I will not live in fear

of falling or catching fire.

I choose to inhabit my days,

to allow my living to open me,

to make me less afraid,

more accessible,

to loosen my heart

until it becomes a wing,

a torch, a promise.

I choose to risk my significance,

to live so that which came to me as seed

goes to the next as blossom,

and that which came to me as blossom,

goes on as fruit.

Dawna Markova

In her book,

I Will Not Die An Unlived Life

, Dawna Markova talks about reclaiming our passion. For me, this is a direct message to the writer in us. We get discouraged; we become self-critical; and, often, we give up writing. Throw down the pen, close the computer. Why did I ever think I could be a writer? Yet as Martha Graham says to Agnes de Mille, “There is a life force, a quickening that is translated through you into action.” And, she goes on to say “This expression is unique. And if you block it…the world will not have it.”

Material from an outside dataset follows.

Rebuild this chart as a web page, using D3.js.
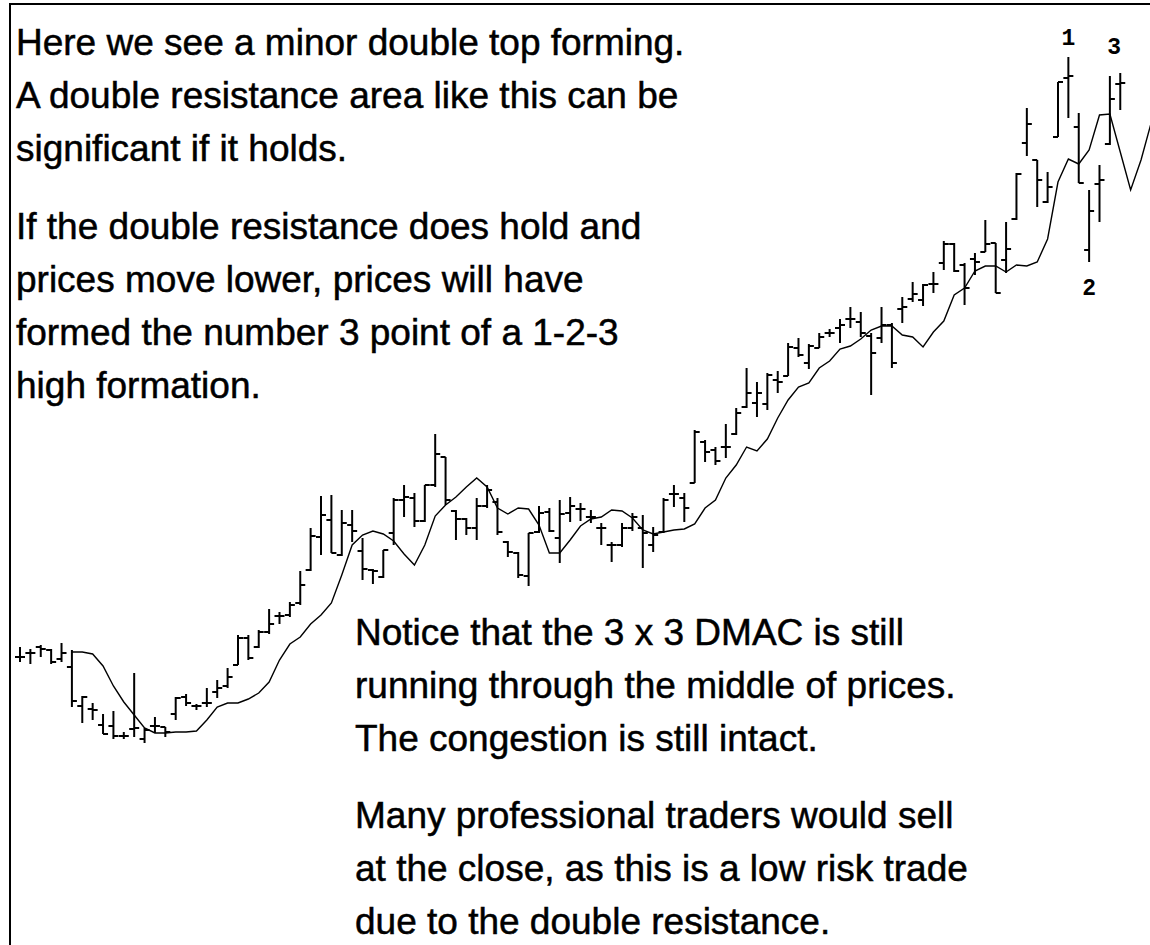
<!DOCTYPE html>
<html><head><meta charset="utf-8">
<script src="https://cdn.jsdelivr.net/npm/d3@7/dist/d3.min.js"></script>
<style>html,body{margin:0;padding:0;background:#fff;overflow:hidden}</style>
</head><body><svg id="chart" width="1150" height="945"></svg>
<script>
// ---- DATA (price units) ----
const barIndex = d3.range(107);
const opens = [34.3,34.7,35.3,35.0,34.1,33.3,29.4,29.1,27.5,27.4,
26.4,27.1,26.1,27.4,27.3,28.6,30.3,29.4,29.7,30.8,
31.4,33.5,36.2,35.3,36.8,38.4,38.5,39.7,43.0,46.3,
48.0,44.5,47.5,44.9,43.0,42.3,46.7,50.0,50.2,47.9,
51.5,54.3,48.9,48.1,47.2,49.4,49.8,45.8,44.7,42.4,
46.8,48.8,46.2,48.7,49.1,48.3,47.2,45.5,45.5,47.2,
47.2,45.5,46.8,50.6,50.2,51.7,55.8,55.0,55.3,56.6,
59.3,59.7,59.6,62.0,62.4,65.2,63.7,65.2,66.7,67.2,
68.1,67.8,66.4,66.2,67.5,69.1,70.1,70.0,71.6,73.7,
75.6,73.5,74.1,74.8,75.7,74.0,78.1,85.7,84.0,79.8,
86.3,92.2,87.3,75.0,81.6,85.6,91.6];
const highs = [35.3,35.1,35.5,35.1,35.7,35.0,30.4,29.7,28.6,28.9,
26.8,32.7,27.2,28.3,27.3,30.3,30.6,29.6,31.2,32.0,
33.2,36.5,36.5,37.0,39.1,38.8,39.8,42.9,47.2,50.4,
50.5,49.0,49.0,46.2,43.1,45.0,50.2,51.5,50.7,51.5,
56.6,54.3,49.0,48.2,50.2,51.5,50.2,45.9,44.8,46.7,
49.4,49.2,50.0,50.3,49.7,49.0,47.7,45.8,47.7,48.7,
48.5,47.3,50.2,51.5,50.7,57.0,56.0,55.3,57.6,59.2,
63.2,61.8,62.7,62.9,65.7,66.2,65.6,66.7,67.1,68.1,
69.3,68.8,66.7,69.3,67.7,70.3,71.8,71.6,72.8,75.9,
75.7,73.7,74.7,78.0,75.7,77.8,82.7,89.2,84.0,82.8,
91.8,94.3,88.7,81.0,83.5,92.4,92.7];
const lows = [33.8,33.6,34.3,33.6,33.8,29.3,27.7,28.0,26.6,26.1,
26.1,26.3,25.7,26.7,26.3,28.0,29.4,29.0,29.3,30.2,
31.2,33.5,34.0,35.2,36.6,37.6,38.3,39.5,42.9,44.5,
44.7,44.4,45.8,42.0,41.6,42.2,45.5,48.3,47.3,47.8,
51.3,49.5,46.0,46.5,46.0,49.2,46.5,44.3,42.2,41.4,
46.7,46.8,43.7,47.8,47.9,47.7,45.5,43.8,45.3,46.9,
43.2,44.8,46.7,49.3,47.8,51.7,53.8,53.5,54.2,56.5,
59.2,58.3,59.0,60.7,62.4,64.3,63.1,65.2,66.3,65.7,
67.2,66.3,60.5,65.7,63.2,67.7,69.8,69.4,70.7,73.0,
72.8,69.5,72.5,74.8,70.7,72.7,78.0,84.4,79.3,79.7,
86.3,88.2,81.7,73.8,77.8,85.5,89.0];
const closes = [34.3,34.7,35.1,33.8,34.7,29.9,30.3,29.0,26.6,26.4,
26.4,27.2,27.0,27.4,26.8,30.2,29.7,29.4,29.7,31.2,
32.3,36.2,34.2,36.8,37.6,38.4,39.5,41.5,46.4,48.5,
44.7,47.7,46.9,43.1,42.9,45.0,50.0,50.3,47.9,51.5,
54.6,50.0,48.1,47.2,49.4,51.0,46.8,44.8,42.5,46.7,
48.7,46.9,48.6,49.4,49.1,48.3,47.2,45.5,47.2,48.3,
46.7,46.5,50.0,50.6,49.2,56.8,54.8,53.9,55.3,58.7,
60.7,60.7,62.5,61.8,65.3,64.5,65.4,66.3,66.7,67.5,
68.1,66.7,64.7,67.5,63.7,69.3,70.6,71.5,71.6,75.6,
72.9,71.2,73.8,75.6,70.7,75.1,82.6,87.6,82.0,81.3,
91.8,92.4,81.7,78.9,82.0,90.1,91.7];
// 3x3 displaced moving average, starting at bar 5 and running 3 bars past the last bar
const maStart = 5;
const maValues = [34.8,34.8,34.6,33.4,31.4,29.8,28.5,27.2,26.7,26.7,
26.8,26.8,26.9,28.0,29.3,29.7,29.7,30.1,30.7,31.8,
34.0,35.6,36.3,37.6,38.5,39.7,42.5,45.5,46.5,46.9,
46.6,45.9,44.6,43.5,45.5,48.4,49.5,50.3,51.3,52.2,
51.3,49.2,48.6,49.2,49.1,47.5,44.7,44.7,46.0,47.4,
48.1,48.3,49.0,48.9,48.2,47.0,46.6,46.8,47.0,47.1,
47.6,49.2,50.0,52.2,53.5,55.3,54.9,56.1,58.2,60.0,
61.3,61.7,63.2,63.9,65.1,65.4,66.1,67.0,67.4,67.4,
66.5,66.3,65.3,66.8,67.9,70.5,71.2,72.9,73.4,73.4,
72.8,73.5,73.4,73.8,76.1,81.8,84.1,83.6,85.0,88.5,
88.6,84.8,81.0,84.0,87.8];
const pointLabels = ["1","2","3"];
const pointBars = [101,103,105.4];
const pointAt = ["high","low","high"];
const topNotes = [
 ["Here we see a minor double top forming.",
  "A double resistance area like this can be",
  "significant if it holds."],
 ["If the double resistance does hold and",
  "prices move lower, prices will have",
  "formed the number 3 point of a 1-2-3",
  "high formation."]];
const bottomNotes = [
 ["Notice that the 3 x 3 DMAC is still",
  "running through the middle of prices.",
  "The congestion is still intact."],
 ["Many professional traders would sell",
  "at the close, as this is a low risk trade",
  "due to the double resistance."]];

// ---- DRAW ----
const W = 1150, H = 945;
const svg = d3.select("#chart");
const x = d3.scaleLinear().domain([0, 109]).range([20, 1151.4]);
const y = d3.scaleLinear().domain([20, 100]).range([800, 0]);

// frame
svg.append("path").attr("d", `M10,${H+5} L10,4 L${W+5},4`)
  .attr("fill","none").attr("stroke","#000").attr("stroke-width",2);

const bars = barIndex.map(i => ({i, o: opens[i], h: highs[i], l: lows[i], c: closes[i]}));
const g = svg.append("g").attr("stroke","#000").attr("stroke-width",2).attr("stroke-linecap","butt");
const tick = 5;
g.selectAll("line.v").data(bars).join("line").attr("class","v")
  .attr("x1", d => x(d.i)).attr("x2", d => x(d.i))
  .attr("y1", d => y(d.h)).attr("y2", d => y(d.l));
g.selectAll("line.o").data(bars).join("line").attr("class","o")
  .attr("x1", d => x(d.i) - tick).attr("x2", d => x(d.i))
  .attr("y1", d => y(d.o)).attr("y2", d => y(d.o));
g.selectAll("line.c").data(bars).join("line").attr("class","c")
  .attr("x1", d => x(d.i)).attr("x2", d => x(d.i) + tick)
  .attr("y1", d => y(d.c)).attr("y2", d => y(d.c));

const ma = maValues.map((v, k) => ({i: maStart + k, v}));
svg.append("path").datum(ma)
  .attr("fill","none").attr("stroke","#000").attr("stroke-width",1.4)
  .attr("d", d3.line().x(d => x(d.i)).y(d => y(d.v)));

// point labels 1-2-3
const labelOffset = {high: [-12, -21], low: [33]};
pointLabels.forEach((t, k) => {
  const bi = pointBars[k];
  const isHigh = pointAt[k] === "high";
  const v = isHigh ? highs[Math.floor(bi)] : lows[Math.round(bi)];
  const off = isHigh ? (k === 0 ? -12 : -22) : 33;
  svg.append("text").text(t)
    .attr("x", x(bi)).attr("y", y(v) + off)
    .attr("text-anchor","middle")
    .attr("font-family","'Liberation Mono', 'DejaVu Sans Mono', monospace")
    .attr("font-weight","bold")
    .attr("font-size", 23).attr("fill","#000");
});

// notes
function drawNotes(blocks, x0, y0, lineH, gap) {
  let yy = y0;
  blocks.forEach(block => {
    block.forEach(line => {
      svg.append("text").text(line).attr("x", x0).attr("y", yy)
        .attr("font-family","'Liberation Sans', Arial, sans-serif")
        .attr("font-size", 37).attr("fill","#000")
        .attr("stroke","#000").attr("stroke-width",0.5);
      yy += lineH;
    });
    yy += gap;
  });
}
drawNotes(topNotes, 16, 55, 53, 25);
drawNotes(bottomNotes, 355, 645, 53, 24);
</script></body></html>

Think about that. Your point of view of the world, your “optique” as the French would say, is yours alone. Artists offer their vision to the world humbly and without question. As Graham says, “It is not your business to determine how good it is. Nor how valuable it is. It is your business to keep it yours clearly and directly, to keep the channel open.”

Dawna Markova has another way of saying this. She breaks down the word passion into three syllables: Pass I On. I read this to mean that we, as writers, as artists, must Pass I On – that is pass on what is ours alone, our own unique expression. Humbly. As a gift. Without question. Yes, we must keep working at our craft and getting better and better at what we do. Study, learn, work, repeat, rewrite, work. And, then without ego concerns of “will they like it, am I good enough” we put the work out into the world. The rest, as friends of mine would say, is up to God.

The adage in Hollywood, where I worked for years, is “nobody knows anything.” That is none of us knows what will be a hit; what will cause people to line up and pay money for a movie or a book or a work of art.

So, make a commitment to do your best work, offer it to the world, Pass I On, celebrate the completion, and, since there is no reason to worry about its reception, move on to find your next expression.

Writing Exercise:

Let’s explore the dark side. Set the clock for ten minutes and answer the following 

question: Why do I not deserve to be a recognized as an artist? You will see that 

eventually you will run out of bad things to say about yourself. At that moment, set 

your clock for ten minutes and write out your fantasies – make them as grand and 

specific as possible – regarding the success of your work. Sit back with a cup of tea/ 

coffee/vodka (depending on the time of day) and review your work.